Enhancing protection for the parties concerned as an objective of the German UmRuG
The UmRuG, which transposes the EU Directive, aims to protect the parties concerned; this will be achieved through various measures.
(1) Shareholders – In cases of cross-border conversions this includes exit rights for members of a company in exchange for adequate cash compensation, whereby the exit rights will be applied such that the members of a company who accept the compensation offer will no longer become shareholders in the offeree company. Another protective measure for shareholders is the right to assert a claim for improvement of an inadequate exchange ratio for both national as well as cross-border conversions.
(2) Creditors – There were also specific creditor protection rules that had to be transposed in the context of the UmRUG. The creditors of the transferor company are entitled to financial guarantees so that their claims cannot be jeopardised by the conversion.

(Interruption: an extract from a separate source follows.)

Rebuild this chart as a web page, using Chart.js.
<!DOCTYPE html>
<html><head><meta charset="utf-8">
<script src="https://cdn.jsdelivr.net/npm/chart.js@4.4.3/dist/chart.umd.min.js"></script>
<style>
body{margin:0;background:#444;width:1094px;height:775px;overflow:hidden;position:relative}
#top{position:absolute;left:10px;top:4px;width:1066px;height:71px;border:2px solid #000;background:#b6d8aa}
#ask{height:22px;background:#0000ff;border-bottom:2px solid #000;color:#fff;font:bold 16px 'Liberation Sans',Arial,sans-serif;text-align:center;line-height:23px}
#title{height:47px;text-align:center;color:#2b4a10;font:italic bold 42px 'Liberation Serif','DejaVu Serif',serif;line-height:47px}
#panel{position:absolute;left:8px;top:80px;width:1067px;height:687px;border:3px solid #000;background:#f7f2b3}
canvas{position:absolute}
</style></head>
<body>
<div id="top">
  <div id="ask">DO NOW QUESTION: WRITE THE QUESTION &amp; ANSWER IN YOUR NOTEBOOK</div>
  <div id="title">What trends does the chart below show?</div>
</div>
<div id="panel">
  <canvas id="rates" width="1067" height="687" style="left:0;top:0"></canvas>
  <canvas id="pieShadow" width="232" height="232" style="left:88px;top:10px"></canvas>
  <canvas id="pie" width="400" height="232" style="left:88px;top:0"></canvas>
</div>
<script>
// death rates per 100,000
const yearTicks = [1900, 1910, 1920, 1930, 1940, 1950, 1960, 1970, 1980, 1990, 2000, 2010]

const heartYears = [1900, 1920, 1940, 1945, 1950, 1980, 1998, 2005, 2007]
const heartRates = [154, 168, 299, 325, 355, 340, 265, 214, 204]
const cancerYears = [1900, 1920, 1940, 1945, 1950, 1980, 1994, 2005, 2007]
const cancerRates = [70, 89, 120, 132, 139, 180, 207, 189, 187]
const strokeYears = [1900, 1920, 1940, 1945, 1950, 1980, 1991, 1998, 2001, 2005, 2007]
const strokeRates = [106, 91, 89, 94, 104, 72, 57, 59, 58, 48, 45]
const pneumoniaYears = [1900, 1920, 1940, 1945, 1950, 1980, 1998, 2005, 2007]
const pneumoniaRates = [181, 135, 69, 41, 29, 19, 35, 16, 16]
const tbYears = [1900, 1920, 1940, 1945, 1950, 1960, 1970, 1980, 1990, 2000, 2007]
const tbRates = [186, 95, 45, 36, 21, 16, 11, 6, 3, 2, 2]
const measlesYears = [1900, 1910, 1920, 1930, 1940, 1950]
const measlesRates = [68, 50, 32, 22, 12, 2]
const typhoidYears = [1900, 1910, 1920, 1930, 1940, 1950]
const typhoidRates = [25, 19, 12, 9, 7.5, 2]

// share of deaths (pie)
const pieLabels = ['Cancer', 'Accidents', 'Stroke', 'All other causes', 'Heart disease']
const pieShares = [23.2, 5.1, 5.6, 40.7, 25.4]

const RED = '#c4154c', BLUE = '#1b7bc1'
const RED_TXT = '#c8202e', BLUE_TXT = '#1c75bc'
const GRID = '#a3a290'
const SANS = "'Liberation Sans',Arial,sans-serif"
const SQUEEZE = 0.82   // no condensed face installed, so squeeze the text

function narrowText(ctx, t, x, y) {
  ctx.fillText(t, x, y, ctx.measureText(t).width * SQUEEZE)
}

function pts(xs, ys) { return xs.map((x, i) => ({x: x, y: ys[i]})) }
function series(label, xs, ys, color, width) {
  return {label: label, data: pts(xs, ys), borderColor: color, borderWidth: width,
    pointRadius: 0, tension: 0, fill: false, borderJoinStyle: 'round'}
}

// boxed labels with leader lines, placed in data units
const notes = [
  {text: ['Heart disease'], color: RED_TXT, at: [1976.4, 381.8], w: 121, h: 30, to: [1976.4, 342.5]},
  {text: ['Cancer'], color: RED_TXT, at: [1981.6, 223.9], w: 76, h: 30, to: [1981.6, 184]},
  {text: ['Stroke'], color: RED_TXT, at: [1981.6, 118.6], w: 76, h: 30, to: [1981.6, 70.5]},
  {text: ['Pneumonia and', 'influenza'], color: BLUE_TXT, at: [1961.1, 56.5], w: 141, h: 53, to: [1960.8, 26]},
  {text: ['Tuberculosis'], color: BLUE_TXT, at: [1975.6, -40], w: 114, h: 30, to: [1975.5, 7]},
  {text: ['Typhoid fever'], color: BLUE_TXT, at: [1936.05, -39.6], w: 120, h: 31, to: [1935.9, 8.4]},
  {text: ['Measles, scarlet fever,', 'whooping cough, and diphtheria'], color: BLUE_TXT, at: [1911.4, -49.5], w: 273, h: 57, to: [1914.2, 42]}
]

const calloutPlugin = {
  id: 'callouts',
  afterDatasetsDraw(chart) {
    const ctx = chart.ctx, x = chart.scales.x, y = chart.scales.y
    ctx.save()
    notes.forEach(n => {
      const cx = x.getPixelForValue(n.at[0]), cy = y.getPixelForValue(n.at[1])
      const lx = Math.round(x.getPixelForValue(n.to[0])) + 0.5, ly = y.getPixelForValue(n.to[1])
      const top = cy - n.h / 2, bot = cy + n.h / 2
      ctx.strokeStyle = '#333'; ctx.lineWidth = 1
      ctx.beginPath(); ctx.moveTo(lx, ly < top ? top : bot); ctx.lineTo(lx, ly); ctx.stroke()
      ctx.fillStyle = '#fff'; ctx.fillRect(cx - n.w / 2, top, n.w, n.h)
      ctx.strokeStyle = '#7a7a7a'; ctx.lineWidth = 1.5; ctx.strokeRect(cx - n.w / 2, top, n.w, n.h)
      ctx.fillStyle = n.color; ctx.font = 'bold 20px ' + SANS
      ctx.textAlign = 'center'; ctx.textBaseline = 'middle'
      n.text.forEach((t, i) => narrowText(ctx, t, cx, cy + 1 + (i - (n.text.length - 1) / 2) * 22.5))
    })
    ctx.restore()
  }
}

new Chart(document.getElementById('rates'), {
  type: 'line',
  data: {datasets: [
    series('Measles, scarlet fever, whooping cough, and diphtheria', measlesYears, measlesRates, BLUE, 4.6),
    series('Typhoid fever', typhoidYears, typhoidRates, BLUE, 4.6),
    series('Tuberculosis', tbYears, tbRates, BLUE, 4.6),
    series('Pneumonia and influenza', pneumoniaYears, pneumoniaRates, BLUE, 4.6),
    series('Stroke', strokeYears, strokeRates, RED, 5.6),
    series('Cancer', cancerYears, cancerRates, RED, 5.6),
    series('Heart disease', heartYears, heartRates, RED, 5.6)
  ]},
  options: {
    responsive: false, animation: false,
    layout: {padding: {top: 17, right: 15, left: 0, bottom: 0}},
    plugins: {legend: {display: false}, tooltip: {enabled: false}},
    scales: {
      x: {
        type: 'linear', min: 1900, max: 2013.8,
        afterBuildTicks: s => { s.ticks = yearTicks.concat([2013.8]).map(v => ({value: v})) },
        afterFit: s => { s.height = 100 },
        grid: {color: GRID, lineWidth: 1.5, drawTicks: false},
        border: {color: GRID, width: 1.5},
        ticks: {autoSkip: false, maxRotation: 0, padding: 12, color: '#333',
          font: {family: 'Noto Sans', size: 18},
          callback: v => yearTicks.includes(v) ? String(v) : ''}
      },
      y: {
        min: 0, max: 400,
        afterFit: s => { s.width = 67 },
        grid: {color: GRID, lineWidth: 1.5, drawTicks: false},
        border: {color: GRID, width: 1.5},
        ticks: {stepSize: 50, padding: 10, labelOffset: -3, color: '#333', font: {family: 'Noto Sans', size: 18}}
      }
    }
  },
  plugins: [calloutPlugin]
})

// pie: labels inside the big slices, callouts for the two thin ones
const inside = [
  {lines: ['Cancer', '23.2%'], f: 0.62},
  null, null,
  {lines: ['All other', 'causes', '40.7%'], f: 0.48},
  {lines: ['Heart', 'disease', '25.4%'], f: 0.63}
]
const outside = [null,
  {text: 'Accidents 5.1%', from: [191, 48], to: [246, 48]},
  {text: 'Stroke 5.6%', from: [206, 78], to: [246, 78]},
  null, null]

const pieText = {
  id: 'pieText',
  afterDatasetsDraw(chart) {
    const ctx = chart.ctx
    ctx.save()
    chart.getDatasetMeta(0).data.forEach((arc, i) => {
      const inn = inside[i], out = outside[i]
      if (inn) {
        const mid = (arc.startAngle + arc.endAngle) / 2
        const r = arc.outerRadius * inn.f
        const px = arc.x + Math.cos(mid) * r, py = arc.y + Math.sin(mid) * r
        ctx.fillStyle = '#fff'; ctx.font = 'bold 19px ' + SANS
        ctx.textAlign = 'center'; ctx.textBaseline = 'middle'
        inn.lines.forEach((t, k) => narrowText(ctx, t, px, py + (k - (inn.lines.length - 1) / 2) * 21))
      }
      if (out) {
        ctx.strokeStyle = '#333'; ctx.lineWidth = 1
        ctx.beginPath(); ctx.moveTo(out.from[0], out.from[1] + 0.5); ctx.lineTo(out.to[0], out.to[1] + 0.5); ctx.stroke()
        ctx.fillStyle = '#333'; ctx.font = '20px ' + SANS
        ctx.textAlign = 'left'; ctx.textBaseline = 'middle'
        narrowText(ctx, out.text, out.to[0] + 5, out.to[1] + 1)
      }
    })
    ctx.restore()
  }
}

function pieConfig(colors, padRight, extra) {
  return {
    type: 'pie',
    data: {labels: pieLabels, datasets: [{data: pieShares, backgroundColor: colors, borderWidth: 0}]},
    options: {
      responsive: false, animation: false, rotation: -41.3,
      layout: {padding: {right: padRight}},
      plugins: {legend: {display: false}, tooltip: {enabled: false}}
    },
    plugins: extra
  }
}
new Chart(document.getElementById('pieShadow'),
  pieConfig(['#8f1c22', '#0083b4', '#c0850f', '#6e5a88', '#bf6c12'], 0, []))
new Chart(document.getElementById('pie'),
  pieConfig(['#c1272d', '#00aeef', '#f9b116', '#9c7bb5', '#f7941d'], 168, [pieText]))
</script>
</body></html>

(3) Employees – An integral part of the UmRUG is moreover the protection of employees and this will be guaranteed through information and consultation rights for works councils and employees as well as by detailed rules with respect to the right of co-determination.

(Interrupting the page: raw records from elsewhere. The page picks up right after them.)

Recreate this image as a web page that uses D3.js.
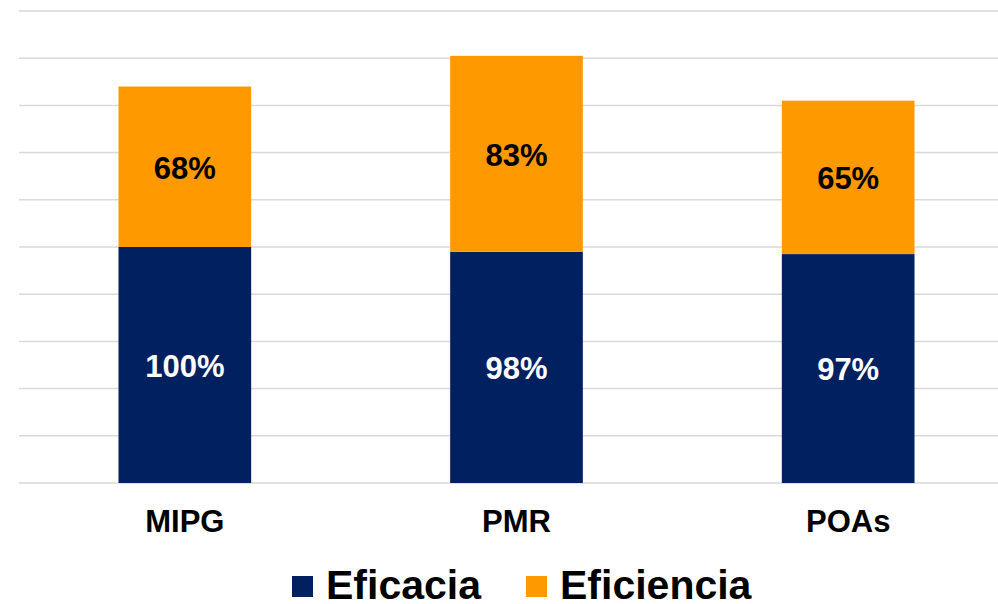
<!DOCTYPE html>
<html>
<head>
<meta charset="utf-8">
<script src="https://cdn.jsdelivr.net/npm/d3@7"></script>
<style>
  body { margin: 0; background: #fff; }
  svg { display: block; font-family: Arial, "Liberation Sans", sans-serif; }
</style>
</head>
<body>
<div id="viz"></div>
<script>
const categories = ['MIPG', 'PMR', 'POAs'];
const eficacia = [100, 98, 97];
const eficiencia = [68, 83, 65];
const yTicks = [0, 20, 40, 60, 80, 100, 120, 140, 160, 180, 200];

const width = 998;
const height = 604;
const groups = [
  { key: 'eficacia', label: 'Eficacia', color: '#002060', text: '#fff' },
  { key: 'eficiencia', label: 'Eficiencia', color: '#FF9900', text: '#000' },
];

// build rows for the stack
const data = categories.map((c, i) => ({ cat: c, eficacia: eficacia[i], eficiencia: eficiencia[i] }));

const scaleX = d3.scaleBand()
  .domain(categories)
  .range([19, 1014])
  .paddingInner(0.6)
  .paddingOuter(0.3);

const scaleY = d3.scaleLinear()
  .domain([0, 200])
  .range([483, 11]);

const svg = d3.select('#viz')
  .append('svg')
    .attr('width', width)
    .attr('height', height);

// gridlines
svg.append('g')
  .selectAll('line')
  .data(yTicks)
  .join('line')
    .attr('x1', 19)
    .attr('x2', width)
    .attr('y1', d => scaleY(d))
    .attr('y2', d => scaleY(d))
    .attr('stroke', '#d9d9d9')
    .attr('stroke-width', 1.5);

const series = d3.stack().keys(groups.map(g => g.key))(data);

const layer = svg.append('g')
  .selectAll('g')
  .data(series)
  .join('g')
    .attr('fill', (d, i) => groups[i].color);

layer.selectAll('rect')
  .data(d => d)
  .join('rect')
    .attr('x', d => scaleX(d.data.cat))
    .attr('width', scaleX.bandwidth())
    .attr('y', d => scaleY(d[1]))
    .attr('height', d => scaleY(d[0]) - scaleY(d[1]));

// value labels
series.forEach((s, i) => {
  svg.append('g')
    .selectAll('text')
    .data(s)
    .join('text')
      .attr('x', d => scaleX(d.data.cat) + scaleX.bandwidth() / 2)
      .attr('y', d => (scaleY(d[0]) + scaleY(d[1])) / 2)
      .attr('dy', '0.38em')
      .attr('text-anchor', 'middle')
      .style('font-size', '31px')
      .style('font-weight', 700)
      .attr('fill', groups[i].text)
      .text(d => `${d[1] - d[0]}%`);
});

// category axis
const axisBottom = d3.axisBottom(scaleX).tickSize(0).tickPadding(0);
const xAxis = svg.append('g')
  .attr('transform', `translate(0,${scaleY(0)})`)
  .call(axisBottom);
xAxis.select('.domain').remove();
xAxis.selectAll('text')
  .attr('y', 49)
  .attr('dy', 0)
  .style('font-family', 'Arial, "Liberation Sans", sans-serif')
  .style('font-size', '31px')
  .style('font-weight', 700)
  .attr('fill', '#000');

// legend
const legendX = [292, 526];
const legend = svg.append('g')
  .selectAll('g')
  .data(groups)
  .join('g')
    .attr('transform', (d, i) => `translate(${legendX[i]},576)`);
legend.append('rect')
  .attr('width', 21)
  .attr('height', 21)
  .attr('fill', d => d.color);
legend.append('text')
  .attr('x', 34)
  .attr('y', 23)
  .style('font-size', '41px')
  .style('font-weight', 700)
  .attr('fill', '#000')
  .text(d => d.label);
</script>
</body>
</html>
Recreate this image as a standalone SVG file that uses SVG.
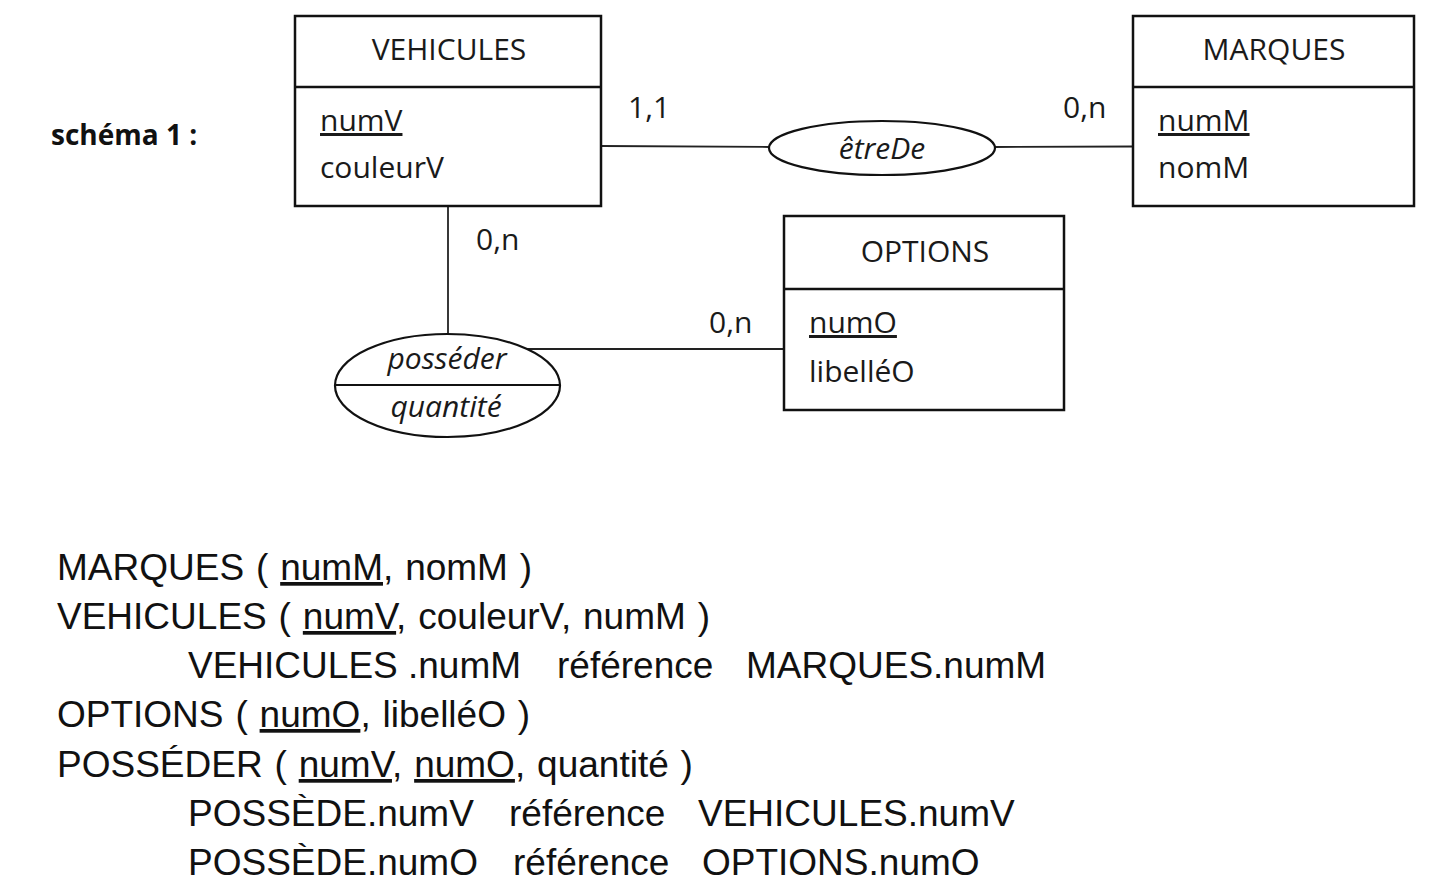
<svg xmlns="http://www.w3.org/2000/svg" width="1432" height="887" viewBox="0 0 1432 887">
<style>
.box{fill:#fff;stroke:#111;stroke-width:2.5}
.div{stroke:#111;stroke-width:2.5}
.ell{fill:#fff;stroke:#111;stroke-width:2.2}
.con{stroke:#222;stroke-width:1.8;fill:none}
.t{font-family:"Open Sans","Liberation Sans",sans-serif;font-size:30px;fill:#1a1a1a}
.mid{text-anchor:middle}
.it{font-style:italic}
.u{text-decoration:underline}
.b{font-family:"Liberation Sans",Arial,sans-serif;font-size:37px;fill:#111}
.ws{word-spacing:1.6px}
.h{font-family:"Open Sans","Liberation Sans",sans-serif;font-size:28px;font-weight:bold;fill:#111}
</style>
<rect width="1432" height="887" fill="#fff"/>
<text class="h" x="51" y="145">schéma 1 :</text>
<g id="connectors">
<line class="con" x1="601" y1="146" x2="769" y2="147"/>
<line class="con" x1="995" y1="147" x2="1133" y2="146.5"/>
<line class="con" x1="448" y1="206" x2="448" y2="334"/>
<line class="con" x1="527" y1="349" x2="784" y2="349"/>
<text class="t" x="628" y="118">1,1</text>
<text class="t" x="1063" y="118">0,n</text>
<text class="t" x="476" y="250">0,n</text>
<text class="t" x="709" y="333">0,n</text>
</g>
<g id="vehicules">
<rect class="box" x="295" y="16" width="306" height="190"/>
<line class="div" x1="295" y1="87" x2="601" y2="87"/>
<text class="t mid" x="449" y="60">VEHICULES</text>
<text class="t u" x="320" y="131">numV</text>
<text class="t" x="320" y="178">couleurV</text>
</g>
<g id="marques">
<rect class="box" x="1133" y="16" width="281" height="190"/>
<line class="div" x1="1133" y1="87" x2="1414" y2="87"/>
<text class="t mid" x="1274" y="60">MARQUES</text>
<text class="t u" x="1158" y="131">numM</text>
<text class="t" x="1158" y="178">nomM</text>
</g>
<g id="options">
<rect class="box" x="784" y="216" width="280" height="194"/>
<line class="div" x1="784" y1="289" x2="1064" y2="289"/>
<text class="t mid" x="925" y="262">OPTIONS</text>
<text class="t u" x="809" y="333">numO</text>
<text class="t" x="809" y="382">libelléO</text>
</g>
<g id="etreDe">
<ellipse class="ell" cx="882" cy="148" rx="113" ry="27"/>
<text class="t mid it" x="882" y="159">êtreDe</text>
</g>
<g id="posseder">
<ellipse class="ell" cx="447.5" cy="385.5" rx="112.5" ry="51.5"/>
<line class="div" x1="335" y1="385" x2="560" y2="385" style="stroke-width:2"/>
<text class="t mid it" x="447" y="369">posséder</text>
<text class="t mid it" x="446" y="417">quantité</text>
</g>
<g id="relational">
<text class="b ws" x="57" y="580">MARQUES ( <tspan class="u">numM</tspan>, nomM )</text>
<text class="b ws" x="57" y="629">VEHICULES ( <tspan class="u">numV</tspan>, couleurV, numM )</text>
<text class="b" x="188" y="678">VEHICULES .numM</text>
<text class="b" x="557" y="678">référence</text>
<text class="b" x="746" y="678">MARQUES.numM</text>
<text class="b ws" x="57" y="727">OPTIONS ( <tspan class="u">numO</tspan>, libelléO )</text>
<text class="b ws" x="57" y="777">POSSÉDER ( <tspan class="u">numV</tspan>, <tspan class="u">numO</tspan>, quantité )</text>
<text class="b" x="188" y="826">POSSÈDE.numV</text>
<text class="b" x="509" y="826">référence</text>
<text class="b" x="698" y="826">VEHICULES.numV</text>
<text class="b" x="188" y="875">POSSÈDE.numO</text>
<text class="b" x="513" y="875">référence</text>
<text class="b" x="702" y="875">OPTIONS.numO</text>
</g>
</svg>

The UmRUG defines other cases (in particular, corporate group situations) where it will not be necessary to produce a report on the effects of the conversions on the members of the company and its employees. Furthermore, in the future, – both in the case of cross-border conversions as well as national reorganisations – even the members of just one company concerned will be able to effectively waive the report for their company.
The harmonisation of the process for completing cross-border registration through the introduction of a Europe-wide compatible procedure of digital communication between the commercial registries concerned (Business Registers Interconnection System – BRIS) will likewise make a considerable contribution towards simplifying cross-border conversions.
Conclusion: The UmRUG, which also includes important changes for national corporate reorganisations, will create a more transaction friendly environment for cross-border restructuring measures. Whether or not the goal of promoting the European freedom of establishment is achieved will only become clear in future practice. No procedure has been provided for cross-border conversions of partnerships; the scope of application of the UmRUG is limited to corporations only. With respect to corporate conversion measures initiated prior to the date of the promulgation of the UmRUG, please note the transitional rules under Section 355(1) of the Reorganisation Act Draft.